Biesta thinks that teaching is imperiled by the contemporary emphasis on student learning and the constructivist epistemology behind it - a phenomenon he refers to as "learnification." For him, learning transforms the world into an object of understanding and adaption, positioning the self at its center. Biesta criticizes P4/wC for falling in line with such learnification, for helping students to learn the critical thinking skills requisite to adapt themselves to global capitalism without critiquing it. Biesta uses pragmatism in general, and John Dewey's work on education in particular, to characterize and explain learnification, which makes his criticisms of P4/wC all the more pointed, given the influence of Dewey on that movement. In this paper we challenge Biesta's use pragmatism as representative of learnification. We show that pragmatism offers important insights and practices that not only make learning richer than intelligent adaptation, but blurs the distinctions between adaptation and reconstruction, and between learning and ethical relationality. We argue that pragmatism neither devalues teaching nor restricts learning to the individual's mind. It promotes inquiry as a socially embedded, experimental, and indeterminate process of self/world reconstruction. We show connections between Biesta's Levinas-inspired focus on interruption, suspension, and sustenance, and the pragmatist emphasis on doubt, interest, and community of inquiry. For pragmatism, to learn is essentially to self-correct one's understanding, desire and/or behavior, but only as a result of being challenged and helped by others. Moreover, the experience of being changed by participation in a community is never merely hermeneutic or intellectual, but also always ethical, or even spiritual.

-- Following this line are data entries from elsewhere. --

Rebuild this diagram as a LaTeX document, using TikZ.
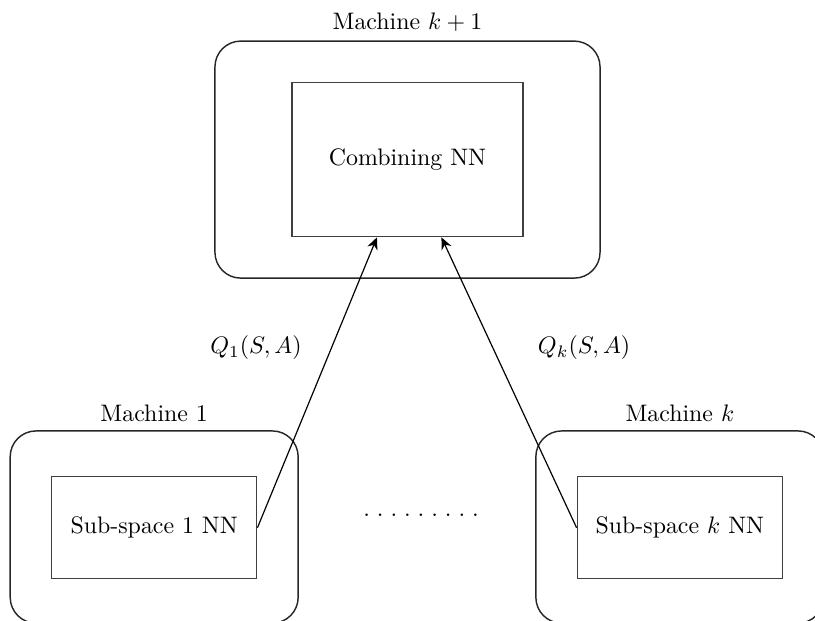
\documentclass[tikz,border=0pt]{standalone}
\usetikzlibrary{arrows.meta,positioning}
\newcommand{\gapdot}{\makebox[5.7pt]{.}}
\begin{document}
\begin{tikzpicture}[
  >={Stealth[length=5pt,width=4.5pt]},
  mach/.style={draw=black!85, line width=0.6pt, rounded corners=3.8mm, minimum width=4.24cm, minimum height=2.83cm},
  net/.style={draw=black!75, line width=0.6pt, align=center, minimum width=3.02cm, minimum height=1.5cm},
  lbl/.style={align=center},
  flow/.style={->, line width=0.5pt},
]
\clip (0,0) rectangle (12.0,9.14);
% machine k+1 holding the combining network
\node[mach, minimum width=5.67cm, minimum height=3.49cm] (mtop) at (6.0,6.79) {};
\node[lbl, above=0mm of mtop] {Machine $k+1$};
\node[net, minimum width=3.4cm, minimum height=2.27cm] (comb) at (6.0,6.79) {Combining NN};
% machines 1 and k
\node[mach] (m1) at (2.27,1.38) {};
\node[lbl, above=0mm of m1] {Machine 1};
\node[net] (sub1) at (2.27,1.37) {Sub-space 1 NN};
\node[mach] (mk) at (10.01,1.38) {};
\node[lbl, above=0mm of mk] {Machine $k$};
\node[net] (subk) at (10.01,1.37) {Sub-space $k$ NN};
\node[lbl] (gap) at (6.2,1.56) {\gapdot\gapdot\gapdot\gapdot\gapdot\gapdot\gapdot\gapdot\gapdot};
% outputs up to the combiner
\draw[flow] (sub1.east) -- ([xshift=-4.5mm]comb.south);
\draw[flow] (subk.west) -- ([xshift=5mm]comb.south);
\node[lbl] (q1) at (3.77,4.02) {$Q_1(S,A)$};
\node[lbl] (qk) at (8.6,4.02) {$Q_k(S,A)$};
\end{tikzpicture}
\end{document}
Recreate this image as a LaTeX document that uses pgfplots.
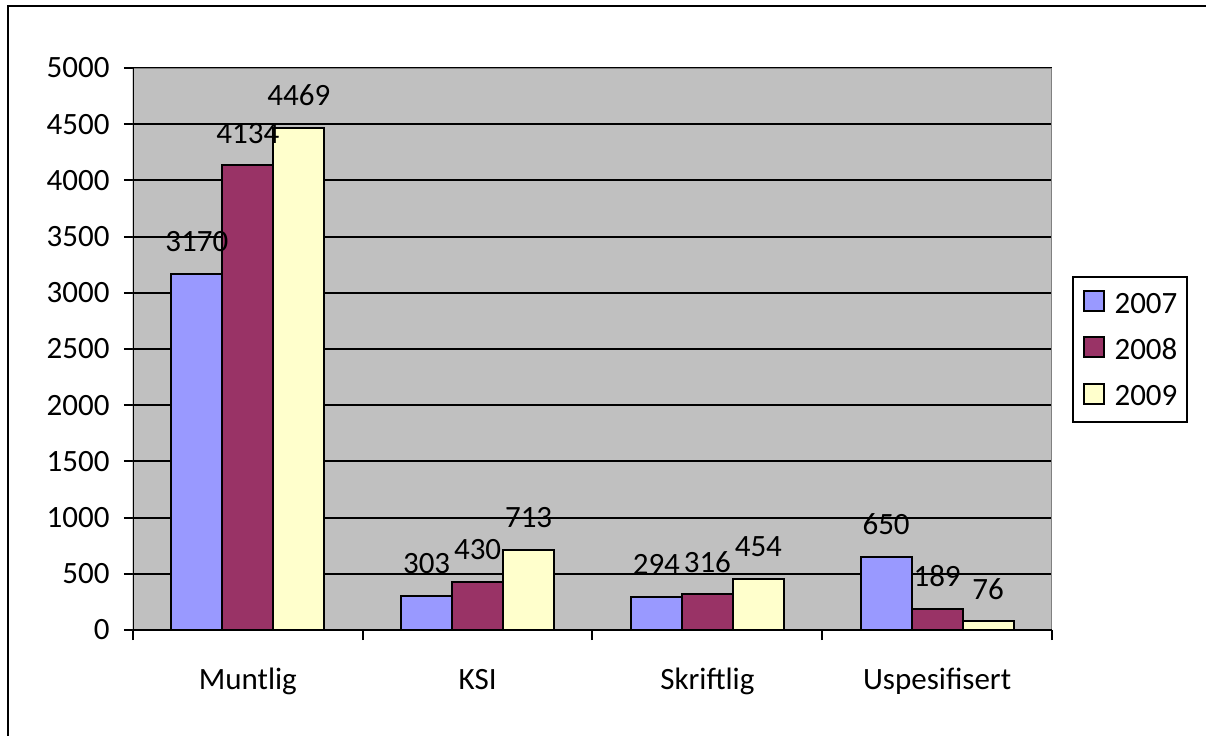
\documentclass[border=0pt]{standalone}
\usepackage{pgfplots}
\pgfplotsset{compat=1.18}
\usepackage{fontspec}
\setmainfont{Carlito}
\definecolor{c07}{HTML}{9999FF}
\definecolor{c08}{HTML}{993366}
\definecolor{c09}{HTML}{FFFFCC}
\definecolor{plotbg}{HTML}{C0C0C0}
\definecolor{frame}{HTML}{808080}
\begin{document}
\begin{tikzpicture}[font=\fontsize{15.5pt}{18pt}\selectfont]
\begin{axis}[
  at={(0pt,0pt)}, anchor=south west,
  width=459.5pt, height=281pt, scale only axis,
  xmin=-0.5, xmax=3.5, ymin=0, ymax=5000,
  /pgf/number format/assume math mode=true,
  /pgf/number format/1000 sep={},
  scaled y ticks=false,
  ytick={0,500,...,5000},
  xtick={0,1,2,3},
  xticklabels={Muntlig,KSI,Skriftlig,Uspesifisert},
  minor xtick={-0.5,0.5,1.5,2.5,3.5},
  tick pos=left,
  tick align=outside,
  major tick length=4.5pt, minor tick length=5pt,
  tick style={black, line width=1pt},
  major x tick style={draw=none},
  ymajorgrids, major grid style={black, line width=1pt},
  axis background/.style={fill=plotbg},
  axis line style={draw=none},
  yticklabel style={anchor=east, inner sep=0pt, xshift=-7pt},
  xticklabel style={anchor=base, inner sep=0pt, yshift=-25pt},
  ybar=0pt, bar width=0.222,
  nodes near coords,
  every node near coord/.append style={anchor=base, inner sep=0pt, yshift=11pt, black},
  legend style={at={(1.0218,0.6299)}, anchor=north west, draw=black, line width=1pt,
    fill=white, inner xsep=4.75pt, inner ysep=6.5pt, row sep=10pt,
    nodes={inner sep=0pt},
    font=\fontsize{15.5pt}{18pt}\selectfont},
  legend cell align=left,
  legend image code/.code={\draw[#1, draw=black, line width=1pt] (0pt,-3.25pt) rectangle (10pt,6.75pt); \path (15pt,0pt);},
]
\addplot[fill=c07, draw=black, line width=1pt] coordinates {(0,3170) (1,303) (2,294) (3,650)};
\addplot[fill=c08, draw=black, line width=1pt] coordinates {(0,4134) (1,430) (2,316) (3,189)};
\addplot[fill=c09, draw=black, line width=1pt] coordinates {(0,4469) (1,713) (2,454) (3,76)};
\legend{2007,2008,2009}
\draw[frame, line width=1pt] (rel axis cs:0,0) rectangle (rel axis cs:1,1);
\draw[black, line width=1pt] (rel axis cs:0,1) -- (rel axis cs:0,0) -- (rel axis cs:1,0);
\end{axis}
\draw[black, line width=1pt] (-62.5pt,-60pt) -- (-62.5pt,312pt) -- (545pt,312pt);
\pgfresetboundingbox
\useasboundingbox (-66.5pt,-52.5pt) rectangle (536.5pt,315pt);
\end{tikzpicture}
\end{document}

We conclude, contrary to Biesta, that the pragmatism of Charles Peirce, Dewey, Richard Rorty, Matthew Lipman, Ann Margaret Sharp and Philip Cam conceives of constructivist education as a site for radical inter-subjective, inter-generational address and response, and for the radical questioning and subversion of personal, societal and cultural ways of life.

Keywords : Biesta; Pragmatism; Instrumentalism; Teaching; Philosophy for/with children.